Shalom Stamberg, one of the last survivors of the Warsaw Ghetto, died from COVID-19 complications on Tuesday at the age of 98 at the Bnei Zion Hospital in Haifa. Stamberg had been vaccinated with the third vaccine dose.
He survived five concentration camps – including Auschwitz – by the time he turned 16. His whole family perished in the Holocaust.
“I went through all the destruction in the world and was left alone,” he told Ynet in 2019.
Stamberg immigrated to Israel in 1948.
“To this day I miss the family I had,” Stamberg told Ynet at the time. “Since I immigrated I have had memorial candles lit in their memory day and night.”
Stamberg volunteered for many years for the Yad Ezer l’Haver organization that provides meals and other support to Holocaust survivors. He was also a lecturer for students and delegations from abroad. In his lectures, he spoke about his experiences at Auschwitz.
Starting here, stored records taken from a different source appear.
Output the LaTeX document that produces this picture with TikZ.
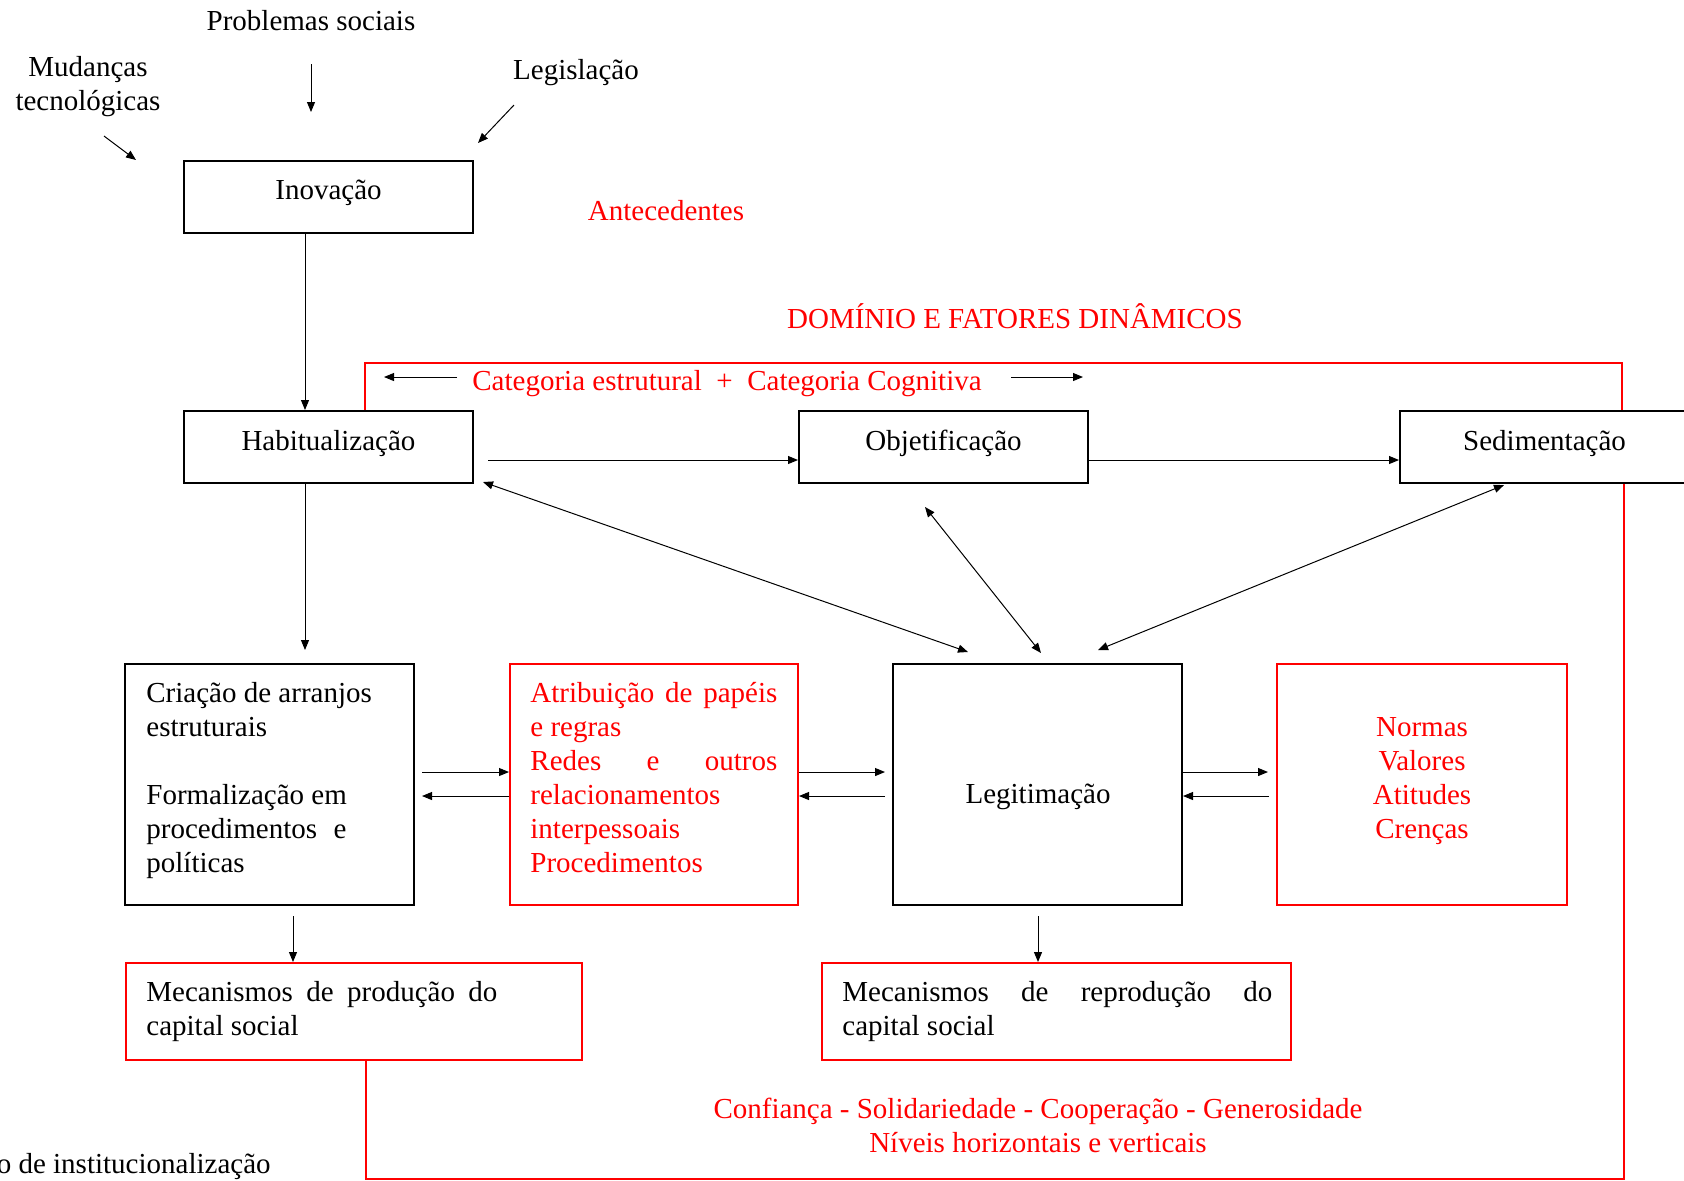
\documentclass[tikz,border=0pt]{standalone}
\usepackage{fontspec}
\setmainfont{Liberation Serif}
\usetikzlibrary{arrows.meta,calc}
\definecolor{rd}{RGB}{255,0,0}
\begin{document}
\begin{tikzpicture}[x=0.5pt,y=-0.5pt,
  every node/.style={font=\fontsize{14.5}{17}\selectfont, inner sep=0pt},
  bbox/.style={draw=black, line width=1pt, minimum width=144.5pt, minimum height=36pt, text height=6pt, text depth=3pt},
  rbox/.style={draw=rd, line width=1pt},
  arr/.style={-{Triangle[length=5pt,width=4pt]}, line width=0.5pt},
  darr/.style={{Triangle[length=5pt,width=4pt]}-{Triangle[length=5pt,width=4pt]}, line width=0.5pt},
  rframe/.style={draw=rd, line width=1pt},
  rtext/.style={text=rd}]
\useasboundingbox (0,0) rectangle (1684,1180);

% top labels
\node[anchor=base] (ps) at (311,30) {Problemas sociais};
\node[anchor=base] (mud) at (88,76) {\parbox[t]{90pt}{\centering Mudanças\\ tecnológicas}};
\node[anchor=base] (leg1) at (576,79) {Legislação};
\node[anchor=base, rtext] (ant) at (666,220) {Antecedentes};
\node[anchor=base, rtext] (dom) at (1015,328) {DOMÍNIO E FATORES DINÂMICOS};
\node[anchor=base, rtext] (cat) at (727,390) {Categoria estrutural\ \ +\ \ Categoria Cognitiva};

% boxes
\node[bbox] (inov) at (328.5,196.5) {Inovação};
\node[bbox] (hab) at (328.5,447) {Habitualização};
\node[bbox] (obj) at (943.5,447) {Objetificação};
\node[bbox] (sed) at (1544.5,447) {Sedimentação};

\node[bbox, minimum height=120.5pt] (cri) at (269.5,784.5) {};
\node[rbox, minimum width=144pt, minimum height=120.5pt] (atr) at (654,784.5) {};
\node[bbox, minimum height=120.5pt] (leg) at (1037.5,784.5) {};
\node[rbox, minimum width=145pt, minimum height=120.5pt] (nor) at (1422,784.5) {};
\node[rbox, minimum width=228pt, minimum height=48.5pt] (mp) at (354,1011.5) {};
\node[rbox, minimum width=234.5pt, minimum height=48.5pt] (mr) at (1056.5,1011.5) {};

% box texts
\node[anchor=base west] (critxt) at (146,702) {\parbox[t]{130pt}{Criação de arranjos\\ estruturais\\[17pt]Formalização em\\ \makebox[100pt][s]{procedimentos e}\\ políticas}};
\node[anchor=base west, rtext] (atrtxt) at (530,702) {\parbox[t]{123.5pt}{\makebox[123.5pt][s]{Atribuição de papéis}\\ e regras\\ \makebox[123.5pt][s]{Redes e outros}\\ relacionamentos\\ interpessoais\\ Procedimentos}};
\node[anchor=base] (legtxt) at (1038,803) {Legitimação};
\node[anchor=base, rtext] (nortxt) at (1422,736) {\parbox[t]{100pt}{\centering Normas\\ Valores\\ Atitudes\\ Crenças}};
\node[anchor=base west] (mptxt) at (146,1001) {\parbox[t]{175.5pt}{\makebox[175.5pt][s]{Mecanismos de produção do}\\ capital social}};
\node[anchor=base west] (mrtxt) at (842,1001) {\parbox[t]{215pt}{\makebox[215pt][s]{Mecanismos de reprodução do}\\ capital social}};

% bottom texts
\node[anchor=base, rtext] (conf) at (1038,1118) {Confiança - Solidariedade - Cooperação - Generosidade};
\node[anchor=base, rtext] (niv) at (1038,1152) {Níveis horizontais e verticais};
\node[anchor=base east] (proc) at (271,1173) {Processo de institucionalização};

% red frames
\draw[rframe] ($(hab.north)+(36.5,0)$) -- ++(0,-47) -| ($(sed.north)+(77.5,0)$);
\draw[rframe] ($(mp.south)+(12,0)$) -- ++(0,118) -| ($(sed.south)+(79.5,0)$);

% external arrows
\coordinate (psA) at (311,64);  \coordinate (psB) at (311,112);
\coordinate (mdA) at (104,136); \coordinate (mdB) at (136,160);
\coordinate (lgA) at (514,105); \coordinate (lgB) at (478,143);
\draw[arr] (psA) -- (psB);
\draw[arr] (mdA) -- (mdB);
\draw[arr] (lgA) -- (lgB);

% category arrows
\coordinate (caL1) at (457,377); \coordinate (caL2) at (384,377);
\coordinate (caR1) at (1011,377); \coordinate (caR2) at (1083,377);
\draw[arr] (caL1) -- (caL2);
\draw[arr] (caR1) -- (caR2);

% vertical arrows
\draw[arr] ($(inov.south)+(-23.5,0)$) -- ($(hab.north)+(-23.5,0)$);
\draw[arr] ($(hab.south)+(-23.5,0)$) -- ($(cri.north)+(35.5,-13)$);
\draw[arr] ($(cri.south)+(23.5,10)$) -- ($(mp.north)+(-61,0)$);
\draw[arr] ($(leg.south)+(0.5,10)$) -- ($(mr.north)+(-18.5,0)$);

% top row horizontal
\draw[arr] ($(hab.east)+(14,13)$) -- ($(obj.west)+(0,13)$);
\draw[arr] ($(obj.east)+(0,13)$) -- ($(sed.west)+(0,13)$);

% diagonals
\draw[darr] ($(hab.south east)+(9,-2)$) -- ($(leg.north)+(-69.5,-11)$);
\draw[darr] ($(obj.south)+(-18.5,23)$) -- ($(leg.north)+(3.5,-10)$);
\draw[darr] ($(sed.south)+(-40.5,1)$) -- ($(leg.north)+(60.5,-13)$);

% middle row pairs
\draw[arr] ($(cri.east)+(7,-12.5)$) -- ($(atr.west)+(0,-12.5)$);
\draw[arr] ($(atr.west)+(0,11.5)$) -- ($(cri.east)+(7,11.5)$);
\draw[arr] ($(atr.east)+(0,-12.5)$) -- ($(leg.west)+(-7,-12.5)$);
\draw[arr] ($(leg.west)+(-7,11.5)$) -- ($(atr.east)+(0,11.5)$);
\draw[arr] ($(leg.east)+(0,-12.5)$) -- ($(nor.west)+(-8,-12.5)$);
\draw[arr] ($(nor.west)+(-7,11.5)$) -- ($(leg.east)+(0,11.5)$);
\end{tikzpicture}
\end{document}
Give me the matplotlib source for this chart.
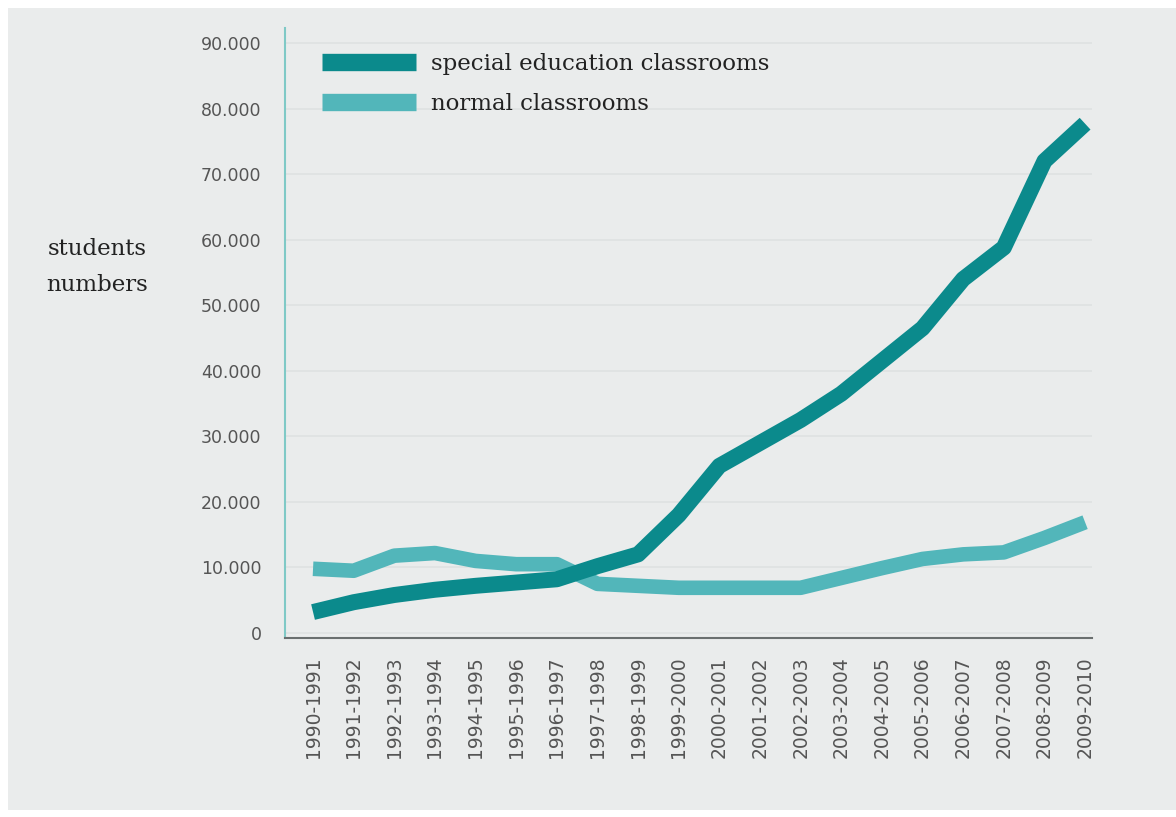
import matplotlib
matplotlib.use("Agg")
import matplotlib.pyplot as plt
from matplotlib.patches import Rectangle
from matplotlib.ticker import FuncFormatter, MultipleLocator

years = ["1990-1991", "1991-1992", "1992-1993", "1993-1994", "1994-1995",
         "1995-1996", "1996-1997", "1997-1998", "1998-1999", "1999-2000",
         "2000-2001", "2001-2002", "2002-2003", "2003-2004", "2004-2005",
         "2005-2006", "2006-2007", "2007-2008", "2008-2009", "2009-2010"]
special = [3200, 4700, 5800, 6600, 7200, 7700, 8200, 10200, 12000, 18000,
           25500, 29000, 32500, 36500, 41500, 46500, 54000, 58800, 72000, 77700]
normal = [9800, 9500, 11800, 12200, 11000, 10500, 10500, 7500, 7200, 6900,
          6900, 6900, 6900, 8400, 9900, 11300, 12000, 12300, 14500, 16900]
series_names = ["special education classrooms", "normal classrooms"]

dark = "#0b8a8c"
light = "#52b6ba"
bg = "#eaecec"

fig = plt.figure(figsize=(11.76, 8.17), dpi=100, facecolor="white")
fig.patches.append(Rectangle((8 / 1176, 7 / 817), 1 - 8 / 1176, 1 - 15 / 817,
                             transform=fig.transFigure, facecolor=bg,
                             edgecolor="none", zorder=-10))

ax = fig.add_axes([285 / 1176, 1 - 638 / 817, (1092 - 285) / 1176, (638 - 28) / 817])
ax.set_facecolor("none")

x = list(range(len(years)))
ax.plot(x, normal, color=light, lw=10.5, solid_capstyle="butt",
        solid_joinstyle="round", label=series_names[1], zorder=3)
ax.plot(x, special, color=dark, lw=11.5, solid_capstyle="butt",
        solid_joinstyle="round", label=series_names[0], zorder=4)

ax.set_xlim(-0.69, 19.17)
ax.set_ylim(-760, 92300)
ax.yaxis.set_major_locator(MultipleLocator(10000))
ax.yaxis.set_major_formatter(FuncFormatter(
    lambda v, p: "0" if v == 0 else f"{int(v):,}".replace(",", ".")))
ax.set_xticks(x)
ax.set_xticklabels(years, rotation=90)
ax.tick_params(axis="both", length=0, labelcolor="#555555")
ax.tick_params(axis="y", pad=17, labelsize=12.5)
ax.tick_params(axis="x", pad=13, labelsize=13.5)
for lab in ax.get_xticklabels() + ax.get_yticklabels():
    lab.set_family("DejaVu Sans")

ax.grid(axis="y", color="#dfe2e2", lw=1.2)
ax.grid(axis="x", visible=False)
ax.set_axisbelow(True)

for s in ["top", "right"]:
    ax.spines[s].set_visible(False)
ax.spines["left"].set_color("#7fc9c6")
ax.spines["left"].set_linewidth(1.5)
ax.spines["bottom"].set_color("#6a6f6f")
ax.spines["bottom"].set_linewidth(1.5)

handles, labels = ax.get_legend_handles_labels()
leg = ax.legend(handles[::-1], labels[::-1], loc="upper left",
                bbox_to_anchor=(37 / 807, 1 - 25 / 610), frameon=False,
                borderaxespad=0, borderpad=0, handlelength=4.1,
                handletextpad=0.65, labelspacing=0.8,
                prop={"family": "DejaVu Serif", "size": 16.5})
for line in leg.get_lines():
    line.set_linewidth(12.5)
for t in leg.get_texts():
    t.set_color("#222222")

fig.text(97 / 1176, 1 - 249 / 817, "students", ha="center", va="center",
         family="DejaVu Serif", size=16.5, color="#222222")
fig.text(97 / 1176, 1 - 285 / 817, "numbers", ha="center", va="center",
         family="DejaVu Serif", size=16.5, color="#222222")

fig.savefig("out.png", dpi=100, facecolor="white")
Upon learning of his death, Yad Ezer director Shimon Sabag said, “He would lecture students from expeditions from abroad and tell them about his courageous survival in the Auschwitz extermination camp.”
Stamberg celebrated his Bar Mitzvah with Yad Ezer when he was 93. He had been robbed by the Nazis of that opportunity during the Holocaust, Ynet reported.
Yad Ezer, founded in 1995 and based in Haifa, also provides survivors with residential assistance, food, physiotherapy and social activities.
Stamberg’s funeral took place on Tuesday evening at the Joshua Field Cemetery in Haifa.
He was married to Zelda. He had two daughters, Esther and Chaya, seven grandchildren, and eight great-grandchildren.